Lyman Hall, Room 211

Materialist Mourning: Danh Võ and the Object’s Extension of Life

For the young Marx of the 1844 Manuscripts, the production process results in the worker’s conferral of life onto the object of production. This occurs as a part of the worker (living labour) is transferred to and objectified in the object that she makes. For Marx, objects possess a vitality: both that which is stolen from the worker and that which the object accumulates as it circulates. The result is tables that dance and, within the capitalist mode of production, objects that come to dominate the very people who made them. But is it possible that the conferral of life onto objects contains a condition of possibility for the realization of an anti-capitalist and even a communist way of being in the world? In this essay, Chambers-Letson built upon arguments by Marx, Jean-Luc Nancy, and José Muñoz, in order to argue that the extension and sharing-out of life can be understood as an experience of communism. Reading the work of conceptual artist Danh Võ alongside the work of Marx, Jean-Luc Nancy, and José Muñoz, the talk suggested that in some cases the circulation of the things onto which life has been conferred, transferred, and extended, fosters the experience of communist sociality. In part a meditation on queer mourning, Chambers-Letson argued that Võ’s work invites us into a reimagined relationship with objects and things, structured less by conditions of alienation and domination, than upon an experience of community – one that is founded upon the extension and sharing out of life, especially the lives of those that we have loved and lost.

 

Joshua Chambers-Letson is Assistant Professor and Director of Undergraduate Studies in the Department of Performance Studies at Northwestern Univeristy. He is the author of A Race So Different: Law and Performance in Asian America (NYU Press, 2013), winner of the 2014 Outstanding Book Award from the Association of Theater in Higher Education (ATHE).

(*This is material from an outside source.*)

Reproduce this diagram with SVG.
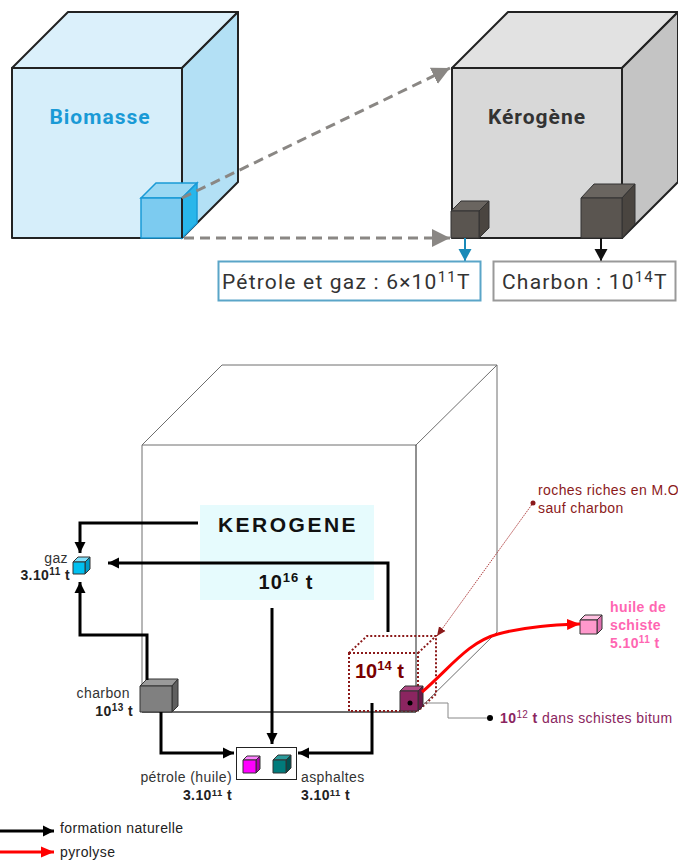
<svg xmlns="http://www.w3.org/2000/svg" width="678" height="861" viewBox="0 0 678 861">
<style>
.ts{font-family:Roboto,"Noto Sans","DejaVu Sans",sans-serif}
.as{font-family:"Liberation Sans",Arial,sans-serif}
.sm{font-size:14px;letter-spacing:0.4px}
.blk{stroke:#000;stroke-width:3;fill:none}
.cubeS{stroke:#222;stroke-width:2;stroke-linejoin:round}
.thin{stroke:#333;stroke-width:1;stroke-linejoin:round}
.grey{stroke:#6e6e6e;stroke-width:1;fill:none}
</style>
<defs>
<marker id="ga" markerWidth="20" markerHeight="20" refX="18" refY="10" orient="auto" markerUnits="userSpaceOnUse"><path d="M0,1 L18,10 L0,19 Z" fill="#8a8784"/></marker>
<marker id="ba" markerWidth="12" markerHeight="12" refX="11" refY="6" orient="auto" markerUnits="userSpaceOnUse"><path d="M0,0.5 L11,6 L0,11.5 Z" fill="#000"/></marker>
<marker id="bl" markerWidth="14" markerHeight="14" refX="12" refY="7" orient="auto" markerUnits="userSpaceOnUse"><path d="M0,0.5 L12,7 L0,13.5 Z" fill="#1a8ab8"/></marker>
<marker id="bk" markerWidth="14" markerHeight="14" refX="12" refY="7" orient="auto" markerUnits="userSpaceOnUse"><path d="M0,0.5 L12,7 L0,13.5 Z" fill="#111"/></marker>
<marker id="ra" markerWidth="14" markerHeight="12" refX="13" refY="6" orient="auto" markerUnits="userSpaceOnUse"><path d="M0,0.5 L13,6 L0,11.5 Z" fill="#ff0000"/></marker>
<marker id="da" markerWidth="10" markerHeight="10" refX="9" refY="5" orient="auto" markerUnits="userSpaceOnUse"><path d="M0,1 L9,5 L0,9 Z" fill="#8b1a1a"/></marker>
</defs>

<!-- TOP: Biomasse cube -->
<g id="biomasse">
<polygon points="12,68 68,12 238,12 182,68" fill="#dbf0fb" class="cubeS"/>
<polygon points="182,68 238,12 238,182 182,238" fill="#b3e0f5" class="cubeS"/>
<rect x="12" y="68" width="170" height="170" fill="#d6eefa" class="cubeS"/>
<text x="100" y="124" text-anchor="middle" class="ts" font-size="21" font-weight="bold" letter-spacing="1" fill="#1a9ad6">Biomasse</text>
</g>
<g id="biomasse-part">
<polygon points="141,198 156,183 197,183 182,198" fill="#9ad8f3" stroke="#1a9ad6" stroke-width="1.5"/>
<polygon points="182,198 197,183 197,223 182,238" fill="#29b6ea" stroke="#1a9ad6" stroke-width="1.5"/>
<rect x="141" y="198" width="41" height="40" fill="#7ccbf0" stroke="#1a9ad6" stroke-width="1.5"/>
<line x1="182" y1="198" x2="182" y2="238" stroke="#222" stroke-width="2"/>
</g>

<!-- TOP: Kerogene cube -->
<g id="kerogene-top">
<polygon points="452,68 508,12 678,12 622,68" fill="#e2e2e2" class="cubeS"/>
<polygon points="622,68 678,12 678,182 622,238" fill="#c4c4c4" class="cubeS"/>
<rect x="452" y="68" width="170" height="170" fill="#d8d8d8" class="cubeS"/>
<text x="537" y="124" text-anchor="middle" class="ts" font-size="21" font-weight="bold" letter-spacing="1" fill="#333">Kérogène</text>
</g>
<g id="petrole-gaz-cube">
<polygon points="451,211 461,201 489,201 479,211" fill="#6a6560" class="thin"/>
<polygon points="479,211 489,201 489,228 479,238" fill="#4a4540" class="thin"/>
<rect x="451" y="211" width="28" height="27" fill="#5a5550" class="thin"/>
</g>
<g id="charbon-cube">
<polygon points="581,198 594,184 635,184 622,198" fill="#6a6560" class="thin"/>
<polygon points="622,198 635,184 635,224 622,238" fill="#4a4540" class="thin"/>
<rect x="581" y="198" width="41" height="40" fill="#5a5550" class="thin"/>
</g>

<g id="top-connectors">
<line x1="182" y1="198" x2="450" y2="68" stroke="#8a8784" stroke-width="3" stroke-dasharray="10,6" marker-end="url(#ga)"/>
<line x1="184" y1="238" x2="450" y2="238" stroke="#8a8784" stroke-width="3" stroke-dasharray="10,6" marker-end="url(#ga)"/>
<line x1="465" y1="238" x2="465" y2="261" stroke="#1a8ab8" stroke-width="2" marker-end="url(#bl)"/>
<line x1="601" y1="238" x2="601" y2="261" stroke="#111" stroke-width="2" marker-end="url(#bk)"/>
</g>

<g id="box-petrole-gaz">
<rect x="218.5" y="261.5" width="262" height="39" fill="#fff" stroke="#5aa5c8" stroke-width="2"/>
<text x="222" y="289" class="ts" font-size="21" letter-spacing="1.2" fill="#333">Pétrole et gaz : 6×10<tspan font-size="15" dy="-7">11</tspan><tspan dy="7">T</tspan></text>
</g>
<g id="box-charbon">
<rect x="493.5" y="261.5" width="182" height="39" fill="#fff" stroke="#999" stroke-width="2"/>
<text x="502" y="289" class="ts" font-size="21" letter-spacing="1.2" fill="#333">Charbon : 10<tspan font-size="15" dy="-7">14</tspan><tspan dy="7">T</tspan></text>
</g>

<!-- BOTTOM -->
<g id="kerogene-cube">
<polyline points="142,712 142,445 222,365 497,365 497,632 416,712 142,712" class="grey"/>
<line x1="142" y1="445" x2="416" y2="445" class="grey"/>
<line x1="416" y1="445" x2="497" y2="365" class="grey"/>
<line x1="416" y1="445" x2="416" y2="712" stroke="#222" stroke-width="1"/>
<line x1="142" y1="712" x2="416" y2="712" stroke="#222" stroke-width="1"/>
</g>
<g id="kerogene">
<rect x="200" y="505" width="174" height="95" fill="#e6fbfd"/>
<text x="288" y="532" text-anchor="middle" class="as" font-size="21" font-weight="bold" fill="#111" letter-spacing="2.5">KEROGENE</text>
<text x="286" y="589" text-anchor="middle" class="as" font-size="20" font-weight="bold" letter-spacing="1" fill="#111">10<tspan font-size="13" dy="-7">16</tspan><tspan dy="7"> t</tspan></text>
</g>

<g id="gaz">
<polygon points="73,562 78,557 90,557 85,562" fill="#7ee0fb" class="thin"/>
<polygon points="85,562 90,557 90,569 85,574" fill="#009cc8" class="thin"/>
<rect x="73" y="562" width="12" height="12" fill="#00c0f0" class="thin"/>
<text x="68" y="563" text-anchor="end" class="as sm" fill="#333">gaz</text>
<text x="70" y="580" text-anchor="end" class="as sm" font-weight="bold" fill="#222">3.10<tspan font-size="10" dy="-5">11</tspan><tspan dy="5"> t</tspan></text>
</g>

<g id="charbon">
<polygon points="140,686 147,679 178,679 172,686" fill="#9a9a9a" class="thin"/>
<polygon points="172,686 178,679 178,706 172,712" fill="#606060" class="thin"/>
<rect x="140" y="686" width="32" height="26" fill="#808080" class="thin"/>
<text x="130" y="698" text-anchor="end" class="as sm" fill="#333">charbon</text>
<text x="133" y="716" text-anchor="end" class="as sm" font-weight="bold" fill="#222">10<tspan font-size="10" dy="-5">13</tspan><tspan dy="5"> t</tspan></text>
</g>

<g id="petrole-asphaltes">
<rect x="236.5" y="747.5" width="60" height="32" fill="#fff" stroke="#222" stroke-width="1"/>
<polygon points="243,760 247,756 260,756 256,760" fill="#ff80ff" class="thin"/>
<polygon points="256,760 260,756 260,769 256,773" fill="#b000b0" class="thin"/>
<rect x="243" y="760" width="13" height="13" fill="#ff00ff" class="thin"/>
<polygon points="273,760 278,755 291,755 286,760" fill="#2a9a9a" class="thin"/>
<polygon points="286,760 291,755 291,768 286,773" fill="#005050" class="thin"/>
<rect x="273" y="760" width="13" height="13" fill="#007b7b" class="thin"/>
<text x="232" y="782" text-anchor="end" class="as sm" fill="#333">pétrole (huile)</text>
<text x="232" y="800" text-anchor="end" class="as sm" font-weight="bold" fill="#222">3.10<tspan font-size="9.5" dy="-4">11</tspan><tspan dy="4"> t</tspan></text>
<text x="301" y="782" class="as sm" fill="#333">asphaltes</text>
<text x="301" y="800" class="as sm" font-weight="bold" fill="#222">3.10<tspan font-size="9.5" dy="-4">11</tspan><tspan dy="4"> t</tspan></text>
</g>

<g id="roches-riches">
<g fill="none" stroke="#8b1a1a" stroke-width="2" stroke-dasharray="2,2">
<rect x="349" y="653" width="69" height="58"/>
<polyline points="349,653 367,636 436,636 436,694 418,711"/>
<line x1="418" y1="653" x2="436" y2="636"/>
</g>
<text x="355" y="678" class="as" font-size="20" font-weight="bold" fill="#7a0000">10<tspan font-size="13" dy="-8">14</tspan><tspan dy="8"> t</tspan></text>
<text x="538" y="495" class="as sm" fill="#8b1a1a">roches riches en M.O</text>
<text x="538" y="513" class="as sm" fill="#8b1a1a">sauf charbon</text>
</g>

<g id="schistes-bitumineux">
<polygon points="400,691 405,686 423,686 418,691" fill="#b04a84" class="thin"/>
<polygon points="418,691 423,686 423,706 418,711" fill="#6a1848" class="thin"/>
<rect x="400" y="691" width="18" height="20" fill="#8b2560" class="thin"/>
<circle cx="410" cy="703" r="2.5" fill="#000"/>
<text x="500" y="723" class="as sm" fill="#8b2560"><tspan font-weight="bold">10</tspan><tspan font-size="10" dy="-5">12</tspan><tspan dy="5" font-weight="bold"> t</tspan> dans schistes bitum</text>
</g>

<g id="huile-de-schiste">
<polygon points="580,620 585,615 602,615 597,620" fill="#ffc0e0" class="thin"/>
<polygon points="597,620 602,615 602,629 597,634" fill="#e070b0" class="thin"/>
<rect x="580" y="620" width="17" height="14" fill="#ff99cc" class="thin"/>
<text x="610" y="612" class="as sm" font-weight="bold" fill="#ff66b2">huile de</text>
<text x="610" y="630" class="as sm" font-weight="bold" fill="#ff66b2">schiste</text>
<text x="610" y="648" class="as sm" font-weight="bold" fill="#ff66b2">5.10<tspan font-size="10" dy="-5">11</tspan><tspan dy="5"> t</tspan></text>
</g>

<g id="connectors">
<polyline points="198,523 80,523 80,553" class="blk" marker-end="url(#ba)"/>
<polyline points="388,632 388,563 108,563" class="blk" marker-end="url(#ba)"/>
<polyline points="147,680 147,635 80,635 80,582" class="blk" marker-end="url(#ba)"/>
<line x1="272" y1="608" x2="272" y2="744" class="blk" marker-end="url(#ba)"/>
<polyline points="161,712 161,753 234,753" class="blk" marker-end="url(#ba)"/>
<polyline points="372,703 372,753 298,753" class="blk" marker-end="url(#ba)"/>
<path d="M422,692 C450,668 468,642 498,634 C528,626 555,625 580,624" fill="none" stroke="#ff0000" stroke-width="3" marker-end="url(#ra)"/>
<line x1="533" y1="503" x2="437" y2="636" stroke="#b04040" stroke-width="1" stroke-dasharray="1.5,1" marker-end="url(#da)"/>
<circle cx="533" cy="503" r="2.5" fill="#8b1a1a"/>
<polyline points="424,703 448,703 448,718 490,718" fill="none" stroke="#888" stroke-width="1"/>
<circle cx="490" cy="718" r="3" fill="#000"/>
</g>

<g id="legend">
<line x1="0" y1="831" x2="54" y2="831" class="blk" marker-end="url(#ba)"/>
<text x="60" y="833" class="as sm" fill="#222">formation naturelle</text>
<line x1="0" y1="852" x2="54" y2="852" stroke="#ff0000" stroke-width="3" marker-end="url(#ra)"/>
<text x="60" y="857" class="as sm" fill="#222">pyrolyse</text>
</g>
</svg>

His second book project, The Coming Communism: Marxism and Minoritarian Performance, studies the rehearsal, anticipation, and realization of actually existing communism in contemporary performance and art. He has (or has forthcoming) articles in Social Text, Political Theory, Criticism Journal, Cultural Studies, MELUS, Women & Performance: a journal of feminist theory, Journal of Popular Music Studies, Trans Asia Photography Review, Theater Survey, and TDR: The Drama Review. Along with Ann Pellegrini and Tavia Nyong’o he is a series co-editor of the Sexual Cultures series at NYU Press, a queer theory imprint founded by Pellegrini and José Muñoz.